* [Set problem]:
Take the line containing "Convert this chart to Plotly code." as the first line and the line containing "80, 90, 100]" as the last, and output that span verbatim without any images.

::: Input data :::

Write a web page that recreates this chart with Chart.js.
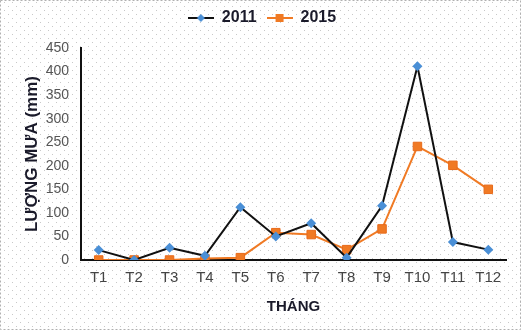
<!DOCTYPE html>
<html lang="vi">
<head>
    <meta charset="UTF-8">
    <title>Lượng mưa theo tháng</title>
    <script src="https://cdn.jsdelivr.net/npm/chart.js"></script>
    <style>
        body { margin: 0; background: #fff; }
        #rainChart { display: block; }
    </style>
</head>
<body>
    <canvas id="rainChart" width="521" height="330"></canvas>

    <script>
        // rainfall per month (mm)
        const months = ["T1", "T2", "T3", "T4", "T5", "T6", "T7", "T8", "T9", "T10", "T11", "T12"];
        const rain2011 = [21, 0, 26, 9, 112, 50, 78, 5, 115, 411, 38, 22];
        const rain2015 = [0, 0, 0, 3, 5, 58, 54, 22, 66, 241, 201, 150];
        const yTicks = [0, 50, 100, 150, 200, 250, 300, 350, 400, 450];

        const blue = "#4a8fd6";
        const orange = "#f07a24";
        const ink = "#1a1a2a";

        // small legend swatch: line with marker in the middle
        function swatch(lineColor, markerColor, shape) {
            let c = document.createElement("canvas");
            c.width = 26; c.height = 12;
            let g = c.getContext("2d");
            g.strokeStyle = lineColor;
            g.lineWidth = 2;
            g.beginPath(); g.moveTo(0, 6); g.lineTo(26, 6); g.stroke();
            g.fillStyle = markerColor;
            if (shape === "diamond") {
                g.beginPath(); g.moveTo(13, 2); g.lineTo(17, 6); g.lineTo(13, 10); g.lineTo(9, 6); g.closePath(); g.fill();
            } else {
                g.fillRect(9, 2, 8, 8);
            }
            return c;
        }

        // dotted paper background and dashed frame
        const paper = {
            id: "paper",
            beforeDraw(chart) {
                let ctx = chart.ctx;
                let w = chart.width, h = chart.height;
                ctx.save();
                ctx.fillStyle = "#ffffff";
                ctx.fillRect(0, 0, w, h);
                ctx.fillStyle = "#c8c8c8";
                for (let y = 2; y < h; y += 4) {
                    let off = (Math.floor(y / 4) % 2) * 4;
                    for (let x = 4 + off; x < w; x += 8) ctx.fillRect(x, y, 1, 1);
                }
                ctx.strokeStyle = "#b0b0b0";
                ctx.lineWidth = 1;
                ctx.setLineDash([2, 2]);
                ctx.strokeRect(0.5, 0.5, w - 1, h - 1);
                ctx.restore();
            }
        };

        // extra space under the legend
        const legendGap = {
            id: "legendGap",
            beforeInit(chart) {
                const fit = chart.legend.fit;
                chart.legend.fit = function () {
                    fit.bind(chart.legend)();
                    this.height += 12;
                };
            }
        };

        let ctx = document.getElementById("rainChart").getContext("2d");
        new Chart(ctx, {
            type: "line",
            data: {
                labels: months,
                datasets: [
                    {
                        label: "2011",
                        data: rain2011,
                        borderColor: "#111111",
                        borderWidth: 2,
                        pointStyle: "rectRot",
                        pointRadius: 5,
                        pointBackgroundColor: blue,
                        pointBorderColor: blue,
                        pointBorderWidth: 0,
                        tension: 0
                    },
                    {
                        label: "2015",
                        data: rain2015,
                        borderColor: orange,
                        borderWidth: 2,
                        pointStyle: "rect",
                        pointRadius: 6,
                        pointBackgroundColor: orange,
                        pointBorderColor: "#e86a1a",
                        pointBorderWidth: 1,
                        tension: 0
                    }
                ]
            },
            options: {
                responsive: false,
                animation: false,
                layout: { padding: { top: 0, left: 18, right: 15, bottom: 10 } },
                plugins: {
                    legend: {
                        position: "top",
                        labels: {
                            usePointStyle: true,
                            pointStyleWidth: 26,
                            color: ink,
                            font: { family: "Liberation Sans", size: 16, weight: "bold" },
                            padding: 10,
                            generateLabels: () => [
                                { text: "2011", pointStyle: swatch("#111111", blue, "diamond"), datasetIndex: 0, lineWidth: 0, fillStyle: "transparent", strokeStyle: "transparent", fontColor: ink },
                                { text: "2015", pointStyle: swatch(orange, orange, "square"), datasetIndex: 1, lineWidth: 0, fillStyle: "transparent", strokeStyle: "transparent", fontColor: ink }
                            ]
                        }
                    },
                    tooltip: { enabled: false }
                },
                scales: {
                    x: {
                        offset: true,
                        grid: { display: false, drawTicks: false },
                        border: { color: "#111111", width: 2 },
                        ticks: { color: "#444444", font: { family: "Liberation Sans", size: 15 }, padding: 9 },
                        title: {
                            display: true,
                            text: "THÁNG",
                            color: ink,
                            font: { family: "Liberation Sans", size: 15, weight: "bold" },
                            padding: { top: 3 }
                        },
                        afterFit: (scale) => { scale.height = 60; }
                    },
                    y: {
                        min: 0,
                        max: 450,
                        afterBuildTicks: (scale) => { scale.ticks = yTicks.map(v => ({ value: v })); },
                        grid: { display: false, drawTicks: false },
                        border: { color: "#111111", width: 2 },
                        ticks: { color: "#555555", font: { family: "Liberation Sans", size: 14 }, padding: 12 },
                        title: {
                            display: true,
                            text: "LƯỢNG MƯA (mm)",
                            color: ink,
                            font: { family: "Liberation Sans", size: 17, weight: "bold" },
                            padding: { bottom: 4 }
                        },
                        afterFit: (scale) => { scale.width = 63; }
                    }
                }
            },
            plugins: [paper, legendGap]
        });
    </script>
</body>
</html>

:::
::: Input data :::

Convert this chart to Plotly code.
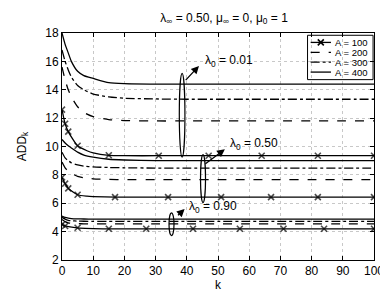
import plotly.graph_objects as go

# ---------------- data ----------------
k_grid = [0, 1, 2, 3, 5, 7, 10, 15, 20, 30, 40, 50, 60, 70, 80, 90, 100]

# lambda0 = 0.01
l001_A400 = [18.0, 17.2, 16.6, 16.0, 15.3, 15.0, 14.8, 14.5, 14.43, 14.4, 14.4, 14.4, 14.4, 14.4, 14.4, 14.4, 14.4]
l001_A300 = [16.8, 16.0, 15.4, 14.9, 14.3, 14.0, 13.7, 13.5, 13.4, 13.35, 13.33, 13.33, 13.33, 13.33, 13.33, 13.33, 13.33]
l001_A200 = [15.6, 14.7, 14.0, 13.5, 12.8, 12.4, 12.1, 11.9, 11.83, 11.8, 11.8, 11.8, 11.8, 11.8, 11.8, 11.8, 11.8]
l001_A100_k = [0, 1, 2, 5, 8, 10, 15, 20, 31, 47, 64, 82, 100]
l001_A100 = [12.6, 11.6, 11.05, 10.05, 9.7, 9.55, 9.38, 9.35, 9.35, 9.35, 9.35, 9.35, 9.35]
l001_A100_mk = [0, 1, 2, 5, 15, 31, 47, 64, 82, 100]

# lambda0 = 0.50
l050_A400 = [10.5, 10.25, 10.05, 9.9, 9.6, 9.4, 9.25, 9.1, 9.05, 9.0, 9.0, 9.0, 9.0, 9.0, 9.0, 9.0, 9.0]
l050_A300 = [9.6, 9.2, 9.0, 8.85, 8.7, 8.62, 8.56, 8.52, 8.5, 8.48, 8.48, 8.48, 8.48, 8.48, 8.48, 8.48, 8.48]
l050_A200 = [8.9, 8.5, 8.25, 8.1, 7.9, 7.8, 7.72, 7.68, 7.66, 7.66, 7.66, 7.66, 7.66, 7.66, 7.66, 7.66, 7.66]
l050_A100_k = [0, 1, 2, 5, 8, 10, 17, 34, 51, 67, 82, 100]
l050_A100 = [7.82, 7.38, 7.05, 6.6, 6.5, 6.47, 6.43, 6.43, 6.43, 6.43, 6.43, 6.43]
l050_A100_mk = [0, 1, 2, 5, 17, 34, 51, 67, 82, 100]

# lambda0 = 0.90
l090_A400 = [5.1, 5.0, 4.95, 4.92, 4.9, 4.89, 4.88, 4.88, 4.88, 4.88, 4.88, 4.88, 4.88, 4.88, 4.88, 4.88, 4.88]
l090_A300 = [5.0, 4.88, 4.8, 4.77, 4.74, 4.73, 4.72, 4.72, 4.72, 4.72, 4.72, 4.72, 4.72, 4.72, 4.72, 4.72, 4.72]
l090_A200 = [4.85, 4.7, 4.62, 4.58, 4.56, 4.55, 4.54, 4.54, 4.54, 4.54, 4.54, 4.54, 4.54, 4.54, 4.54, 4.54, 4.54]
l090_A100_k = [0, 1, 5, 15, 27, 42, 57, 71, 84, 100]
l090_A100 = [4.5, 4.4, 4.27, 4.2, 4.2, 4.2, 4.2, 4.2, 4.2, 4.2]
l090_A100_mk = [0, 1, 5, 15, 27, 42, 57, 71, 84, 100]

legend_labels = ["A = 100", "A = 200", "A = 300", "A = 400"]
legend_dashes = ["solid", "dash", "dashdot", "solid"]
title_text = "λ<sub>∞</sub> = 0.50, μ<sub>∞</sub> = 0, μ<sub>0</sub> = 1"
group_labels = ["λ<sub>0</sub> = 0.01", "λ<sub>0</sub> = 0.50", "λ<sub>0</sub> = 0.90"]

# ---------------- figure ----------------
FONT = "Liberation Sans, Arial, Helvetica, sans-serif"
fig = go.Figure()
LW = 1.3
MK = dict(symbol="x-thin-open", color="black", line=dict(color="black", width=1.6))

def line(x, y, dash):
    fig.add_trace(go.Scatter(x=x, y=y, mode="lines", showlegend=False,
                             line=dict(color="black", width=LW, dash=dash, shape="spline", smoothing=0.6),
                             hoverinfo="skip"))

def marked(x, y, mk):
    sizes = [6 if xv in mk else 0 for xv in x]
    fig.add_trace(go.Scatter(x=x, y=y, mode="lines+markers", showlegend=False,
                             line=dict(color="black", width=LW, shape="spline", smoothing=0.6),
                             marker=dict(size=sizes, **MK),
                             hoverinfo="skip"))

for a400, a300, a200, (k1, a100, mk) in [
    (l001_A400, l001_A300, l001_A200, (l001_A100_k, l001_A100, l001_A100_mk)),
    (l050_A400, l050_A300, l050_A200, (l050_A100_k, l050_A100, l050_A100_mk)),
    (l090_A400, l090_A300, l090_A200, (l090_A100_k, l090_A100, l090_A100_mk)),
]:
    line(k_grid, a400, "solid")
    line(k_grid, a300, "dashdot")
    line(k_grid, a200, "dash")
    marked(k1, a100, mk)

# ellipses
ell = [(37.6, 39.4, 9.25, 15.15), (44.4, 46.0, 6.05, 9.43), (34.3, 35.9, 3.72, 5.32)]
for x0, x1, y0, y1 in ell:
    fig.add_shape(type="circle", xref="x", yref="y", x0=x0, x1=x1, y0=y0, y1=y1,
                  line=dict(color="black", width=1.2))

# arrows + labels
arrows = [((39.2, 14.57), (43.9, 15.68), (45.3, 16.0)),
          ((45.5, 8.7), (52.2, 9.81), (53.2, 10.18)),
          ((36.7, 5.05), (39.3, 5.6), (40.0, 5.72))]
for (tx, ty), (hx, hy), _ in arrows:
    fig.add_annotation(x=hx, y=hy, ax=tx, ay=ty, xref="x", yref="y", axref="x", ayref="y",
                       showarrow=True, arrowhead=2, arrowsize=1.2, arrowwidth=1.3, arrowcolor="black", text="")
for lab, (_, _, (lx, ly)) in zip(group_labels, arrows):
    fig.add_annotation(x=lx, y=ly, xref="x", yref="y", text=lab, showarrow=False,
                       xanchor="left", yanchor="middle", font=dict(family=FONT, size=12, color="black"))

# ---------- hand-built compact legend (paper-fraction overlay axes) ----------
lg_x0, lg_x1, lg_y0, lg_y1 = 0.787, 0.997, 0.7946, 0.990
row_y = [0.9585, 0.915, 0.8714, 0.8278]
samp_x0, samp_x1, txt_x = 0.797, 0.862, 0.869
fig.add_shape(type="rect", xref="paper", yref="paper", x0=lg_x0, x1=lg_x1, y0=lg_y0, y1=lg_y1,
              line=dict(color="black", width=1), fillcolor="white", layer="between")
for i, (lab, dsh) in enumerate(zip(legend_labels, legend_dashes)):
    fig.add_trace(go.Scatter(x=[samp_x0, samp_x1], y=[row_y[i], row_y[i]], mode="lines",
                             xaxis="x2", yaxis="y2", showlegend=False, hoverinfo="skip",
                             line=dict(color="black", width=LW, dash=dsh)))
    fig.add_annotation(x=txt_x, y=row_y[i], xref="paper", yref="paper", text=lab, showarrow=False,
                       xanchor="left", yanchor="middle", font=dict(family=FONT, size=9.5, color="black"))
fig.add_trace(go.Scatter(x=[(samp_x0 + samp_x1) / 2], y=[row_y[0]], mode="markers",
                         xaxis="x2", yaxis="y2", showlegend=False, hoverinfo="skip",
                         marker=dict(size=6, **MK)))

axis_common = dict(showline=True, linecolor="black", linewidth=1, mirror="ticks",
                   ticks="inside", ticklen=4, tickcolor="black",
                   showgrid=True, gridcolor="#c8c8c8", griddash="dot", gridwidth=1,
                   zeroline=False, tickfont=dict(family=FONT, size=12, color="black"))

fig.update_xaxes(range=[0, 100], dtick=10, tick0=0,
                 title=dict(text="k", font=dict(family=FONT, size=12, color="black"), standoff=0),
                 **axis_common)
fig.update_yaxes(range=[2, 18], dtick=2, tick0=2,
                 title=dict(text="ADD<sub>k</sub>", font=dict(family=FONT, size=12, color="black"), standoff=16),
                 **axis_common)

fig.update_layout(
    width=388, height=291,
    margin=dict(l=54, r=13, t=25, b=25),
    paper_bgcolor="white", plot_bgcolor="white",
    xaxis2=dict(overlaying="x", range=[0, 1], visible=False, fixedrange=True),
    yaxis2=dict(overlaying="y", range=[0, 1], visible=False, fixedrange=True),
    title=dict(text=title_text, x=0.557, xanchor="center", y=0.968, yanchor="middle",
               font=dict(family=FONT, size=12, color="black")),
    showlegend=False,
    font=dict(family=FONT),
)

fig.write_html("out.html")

:::

* [Written solution]:
Convert this chart to Plotly code.
import plotly.graph_objects as go

# ---------------- data ----------------
k_grid = [0, 1, 2, 3, 5, 7, 10, 15, 20, 30, 40, 50, 60, 70, 80, 90, 100]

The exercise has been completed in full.